图9 沟道表面磨损演化历程Fig.9 Evolution of raceway surface wear
从图9 可知,随着磨损次数的增加,沟道表面磨损越来越严重,表面磨损宽度也在增加。磨损10 万次时,磨损宽度为1.75 mm;磨损到100万次时,磨损宽度为1.98 mm。在磨损过程中,滚道x=±0.6 处和x=0 处的磨损出现了一个互相竞争的过程,在磨损到70 万次时,x=0 处的磨损量已经超越了x=±0.6 处的磨损量,且在后续磨损阶段中二者磨损差量逐渐变大。对于纯滚动点处,其磨损率随着磨损的进行越来越快,直到100 万次磨损时,纯滚动点处的磨损已经超过了x=±0.6 处的磨损。从图10 可知,沟道的磨损率随着磨损循环次数的增加逐步增大,沟道发生破坏的时间越来越短。

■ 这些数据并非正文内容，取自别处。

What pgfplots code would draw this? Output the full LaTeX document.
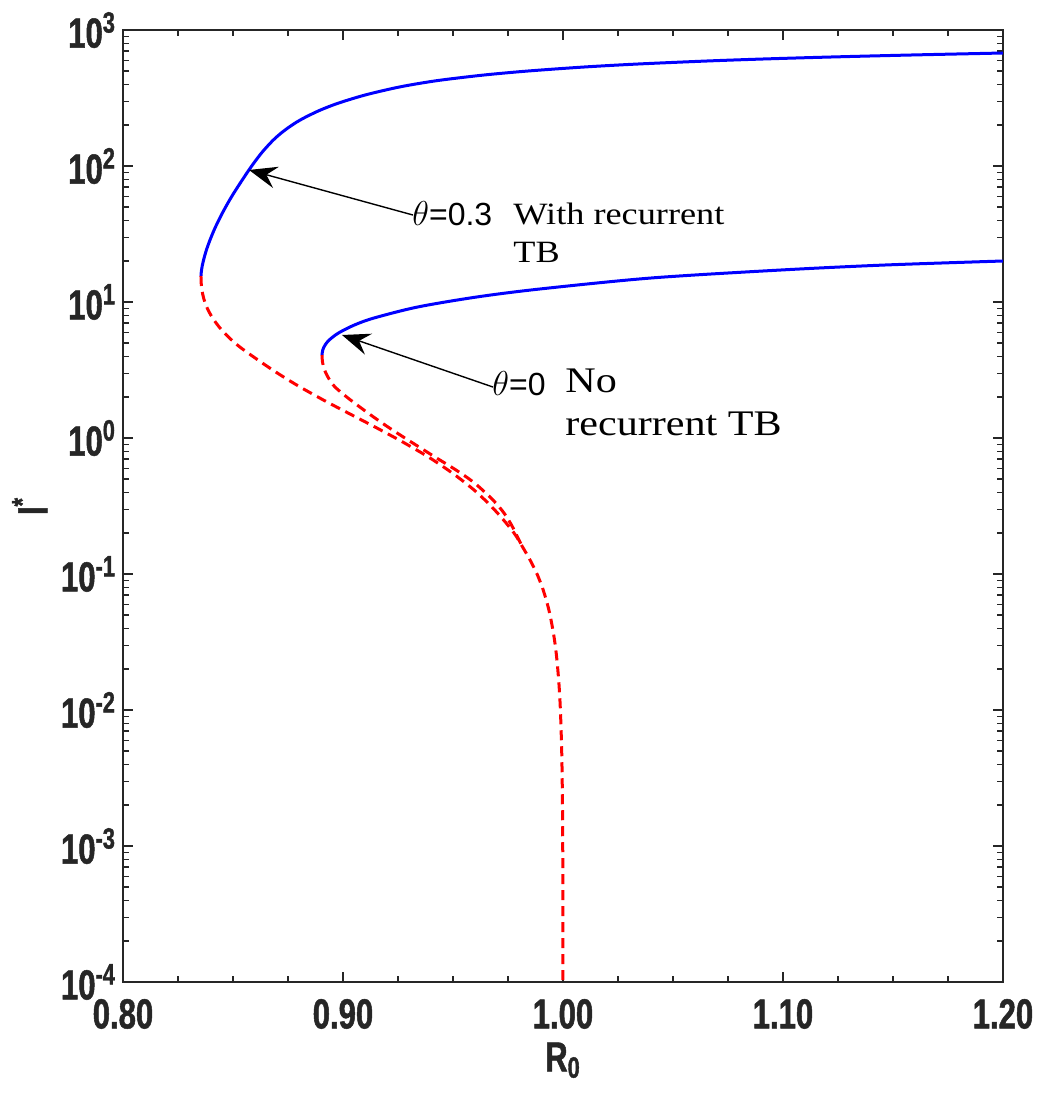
\documentclass[border=0pt]{standalone}
\usepackage{fontspec}
\usepackage{pgfplots}
\usepackage{pgfplotstable}
\pgfplotsset{compat=1.18}
\usetikzlibrary{arrows.meta,calc}
\setmainfont{Liberation Sans}
\newfontfamily\tickfont[FakeStretch=0.74,BoldFeatures={FakeBold=1.2}]{Liberation Sans}
\newfontfamily\notefont[FakeStretch=1.17]{Liberation Serif}
\definecolor{axgray}{RGB}{38,38,38}

% R0  log10(I*)
\pgfplotstableread{
R l
0.83545 1.1912
0.83559 1.2206
0.83600 1.2647
0.83686 1.3235
0.83791 1.3824
0.83955 1.4559
0.84182 1.5441
0.84518 1.6544
0.84982 1.7868
0.85723 1.9706
0.86223 2.0809
0.86532 2.1397
0.86834 2.1912
0.87136 2.2353
0.87491 2.2794
0.87900 2.3235
0.88309 2.3603
0.88977 2.4118
0.89805 2.4632
0.91005 2.5221
0.92341 2.5735
0.93305 2.6029
0.94486 2.6324
0.96409 2.6691
0.98409 2.6985
1.00955 2.7279
1.03409 2.7500
1.06545 2.7721
1.09091 2.7868
1.12182 2.8015
1.15818 2.8162
1.20000 2.8309
}\stableA

\pgfplotstableread{
R l
0.83545 1.1912
0.83554 1.1397
0.83588 1.0882
0.83664 1.0294
0.83800 0.9654
0.83991 0.9044
0.84232 0.8456
0.84486 0.7941
0.84791 0.7426
0.85200 0.6838
0.85682 0.6250
0.86805 0.5000
0.87895 0.3897
0.89109 0.2794
0.90232 0.1838
0.91455 0.0809
0.92714 -0.0294
0.93955 -0.1471
0.95091 -0.2721
0.96114 -0.4044
0.97023 -0.5515
0.97773 -0.6985
0.98159 -0.8000
0.98514 -0.9000
0.98820 -1.0000
0.99063 -1.1000
0.99255 -1.2000
0.99409 -1.3000
0.99581 -1.4500
0.99704 -1.6000
0.99813 -1.8000
0.99882 -2.0000
0.99941 -2.3000
0.99970 -2.6000
0.99988 -3.0000
0.99996 -3.5000
0.99999 -4.0000
}\unstableA

\pgfplotstableread{
R l
0.89045 0.6103
0.89080 0.6471
0.89186 0.6838
0.89373 0.7206
0.89795 0.7721
0.90518 0.8309
0.91409 0.8824
0.93391 0.9632
0.96077 1.0368
0.98945 1.0956
1.04000 1.1765
1.09900 1.2353
1.14636 1.2721
1.20000 1.3015
}\stableB

\pgfplotstableread{
R l
0.89045 0.6103
0.89059 0.5735
0.89095 0.5368
0.89200 0.4853
0.89395 0.4265
0.89636 0.3750
0.90227 0.2941
0.91136 0.1838
0.92045 0.0809
0.92955 -0.0147
0.94182 -0.1397
0.95136 -0.2353
0.95977 -0.3309
0.96818 -0.4559
0.97318 -0.5515
0.97659 -0.6397
0.97932 -0.7279
0.98159 -0.8000
}\unstableB

\begin{document}
\begin{tikzpicture}
\begin{axis}[
    name=ax,
    scale only axis,
    width=440pt, height=476pt,
    xmin=0.8, xmax=1.2,
    ymode=log, ymin=1e-4, ymax=1e3,
    xtick={0.8,0.9,1.0,1.1,1.2},
    xticklabels={0.80,0.90,1.00,1.10,1.20},
    minor x tick num=3,
    ytick={1e-4,1e-3,1e-2,1e-1,1,1e1,1e2,1e3},
    yticklabels={10\textsuperscript{-4},10\textsuperscript{-3},10\textsuperscript{-2},10\textsuperscript{-1},10\textsuperscript{0},10\textsuperscript{1},10\textsuperscript{2},10\textsuperscript{3}},
    minor ytick={2e-4,3e-4,4e-4,5e-4,6e-4,7e-4,8e-4,9e-4,
                 2e-3,3e-3,4e-3,5e-3,6e-3,7e-3,8e-3,9e-3,
                 2e-2,3e-2,4e-2,5e-2,6e-2,7e-2,8e-2,9e-2,
                 0.2,0.3,0.4,0.5,0.6,0.7,0.8,0.9,
                 2,3,4,5,6,7,8,9,
                 20,30,40,50,60,70,80,90,
                 200,300,400,500,600,700,800,900},
    tick align=inside,
    major tick length=5pt, minor tick length=3pt,
    axis line style={axgray, line width=0.8pt},
    every tick/.style={axgray, line width=0.6pt},
    ticklabel style={font=\tickfont\bfseries\fontsize{21}{21}\selectfont, text=axgray},
    xticklabel style={yshift=-5pt},
    label style={font=\tickfont\bfseries\fontsize{21}{21}\selectfont, text=axgray},
    xlabel={R\textsubscript{0}},
    ylabel={I\textsuperscript{*}},
]
\addplot[blue, line width=1.5pt, no marks, smooth] table[x=R, y expr=10^\thisrow{l}] {\stableA};
\addplot[red, line width=1.5pt, no marks, smooth, dash pattern=on 5pt off 3pt] table[x=R, y expr=10^\thisrow{l}] {\unstableA};
\addplot[blue, line width=1.5pt, no marks, smooth] table[x=R, y expr=10^\thisrow{l}] {\stableB};
\addplot[red, line width=1.5pt, no marks, smooth, dash pattern=on 5pt off 3pt] table[x=R, y expr=10^\thisrow{l}] {\unstableB};

\draw[black, line width=0.7pt, -{Stealth[length=14pt,width=11pt,inset=5pt]}]
    (axis cs:0.93182,43.6) -- (axis cs:0.85727,93.5);
\draw[black, line width=0.7pt, -{Stealth[length=14pt,width=11pt,inset=5pt]}]
    (axis cs:0.96818,2.37) -- (axis cs:0.89955,5.72);

\node[anchor=base west, inner sep=0pt, font=\fontsize{16}{19}\selectfont]
    at (axis cs:0.93136,36.8) {$\theta$=0.3};
\node[anchor=base west, inner sep=0pt, align=left, font=\notefont\fontsize{15.5}{19}\selectfont]
    at (axis cs:0.97727,19.4) {With recurrent\\TB};
\node[anchor=base west, inner sep=0pt, font=\fontsize{16}{19}\selectfont]
    at (axis cs:0.96773,2.07) {$\theta$=0};
\node[anchor=base west, inner sep=0pt, align=left, font=\notefont\fontsize{18}{21.5}\selectfont]
    at (axis cs:1.00091,1.052) {No\\recurrent TB};
\end{axis}
\pgfresetboundingbox
\path[use as bounding box] ($(ax.south west)+(-61.5pt,-56.5pt)$) rectangle ($(ax.north east)+(22pt,15pt)$);
\end{tikzpicture}
\end{document}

图10 沟道磨损率随磨损历程变化结果Fig.10 Changes of raceway wear rate with wear history
由磨损演化历程分析可知,轴承沟道表面的磨损情况会随着时间推移变得更加恶劣,所以找出轴承在磨损时的规律是有必要的。本文提取沟道在每一个载荷循环过程中的最大接触应力,以此验证在磨损过程中球与沟道的接触是否会发生变化。图11 为轴承沟道在磨损循环过程中的最大接触应力。随着磨损次数的增加,球与沟道的最大接触应力变得越来越大,磨损越严重接触应力变化越明显,磨损到100 万次时最大接触应力达到了1 688 MPa。这为后期的轴承磨损诊断提供了一定的理论依据,即当轴承最大接触应力越来越大时,说明此时轴承沟道的磨损比较严重。
图11 沟道最大接触应力随磨损历程的变化结果Fig.11 Variation of raceway maximum contact stress with wear history
4 结论
(1)分析了轴承在边界润滑服役状态下,球的复杂运动对沟道表面磨损的影响。结果表明,球的复杂运动会影响接触界面的摩擦学行为,进而影响沟道的磨损形貌。随着球旋滚比、陀螺速度、滑动速度的增加,沟道表面磨损程度也相应增大,其中陀螺运动和滑动对沟道磨损影响最大。
(2)研究了接触行为和沟道表面磨损演化历程的交互影响。结果发现,沟道表面磨损后将不再是光滑曲面,而是会产生局部凸峰和凹坑,导致球与沟道不再是赫兹接触,进而影响下一阶段的磨损形貌。沟道磨损随着磨损演化历程恶化得越来越快,到100 万次磨损时,沟道磨损率达到了0.000 85,比初始磨损率增加了115%。
(3)得到了轴承沟道在磨损演化历程中接触应力的变化规律,即磨损循环次数增加时,轴承最大接触应力也随之增大,当磨损100 万次后,沟道最大接触应力达到了1 688 MPa,比磨损前的接触应力增加了16%。